Moneyball For Conferences: You Want Your Meeting to Mean Something


We just won twenty games in a row, said the fictitious Peter Brand, advance scout for Oakland A’s.

And what’s the point? said Oakland A’s general manager Billy Beane.

We just got the record, said Brand.

Man, I’ve been doing this for… listen, man. I’ve been in this game a long time. I’m not in it for a record, I’ll tell you that. I’m not in it for a ring. That’s when people get hurt. If we don’t win the last game of the Series, they’ll dismiss us, said Beane.

Billy….said Brand.

I know these guys. I know the way they think, and they will erase us. And everything we’ve done here, none of it’ll matter. Any other team wins the World Series, good for them. They’re drinking champagne, they get a ring. But if we win, on our budget, with this team… we’ll have changed the game. And that’s what I want. I want it to mean something, said Beane.

Using Solid Data To Make Informed Decisions

This quote from the movie Moneyball tells the story of how data analysis transformed baseball.

The Oakland A’s baseball team did not have a winning record. Manager Billy Beane decided to use data to find the most cost-effective players and build a winning team.

His concept worked! And it spread to other sports as well.

As measurement advisor Katie Paine pointed out in her recent post Moneyball for Nonprofits, organizations can grow faster and change their world more effectively when they make informed decisions based on solid data.

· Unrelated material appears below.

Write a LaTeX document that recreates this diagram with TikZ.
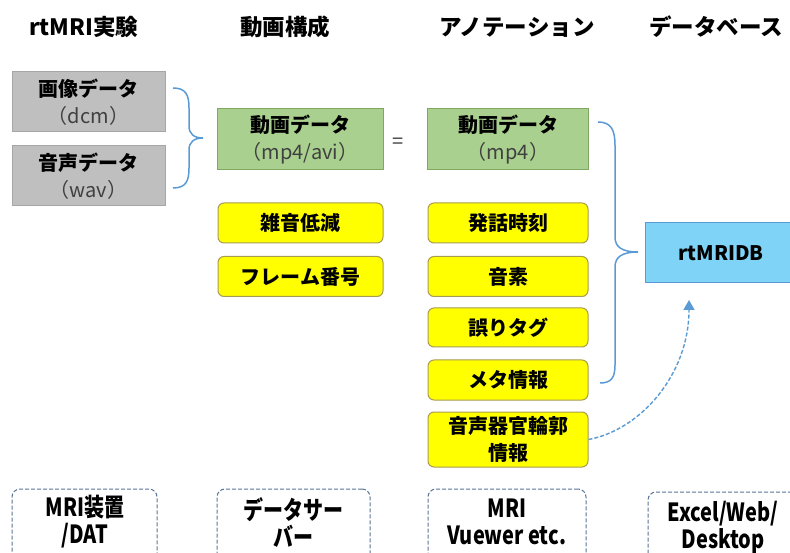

Collecting And Interpreting The Right Data

As Paine points out, the problem facing most organizations is not a lack of data. It’s a lack of using the right data.

And when it comes to conferences, it’s a lack of clean data and the tools to easily measure, as well as interpret, that data into metrics that matter.

Too often conference planners compare annual attendance numbers, revenue, number of exhibitors and sponsors, amount of sleeping rooms, number of meals, amount of venue space used and booth space reserved. They think that’s all that matters.

These are not enough. These just give you a surface view of the meeting.

You Want Your Meeting to Mean Something

The list of the fastest growing shows or the largest conferences don’t tell you if those meetings are sustainable in the current format. They don’t tell you how many attendees are loyal to that event. Or whether the meeting was effective.

Don’t get caught comparing your meeting to those meetings that publications tout as the best.

You want your meeting to mean something. So you’ve got to measure the data.

You’ve got to connect your meeting’s data to the mission of your meeting as well as the mission of your organization. You’ve got to collect data to see what happened after the meeting. That’s where most top meetings list miss the mark.

The key to solving this challenge is connecting the dots between the mission and the activities of the conference planning team and how it is moving your organization forward, to paraphrase Paine.

What are some questions you should be measuring that would help you understand if your meeting mattered? What are some different types of ways to measure attendee engagement at your meeting?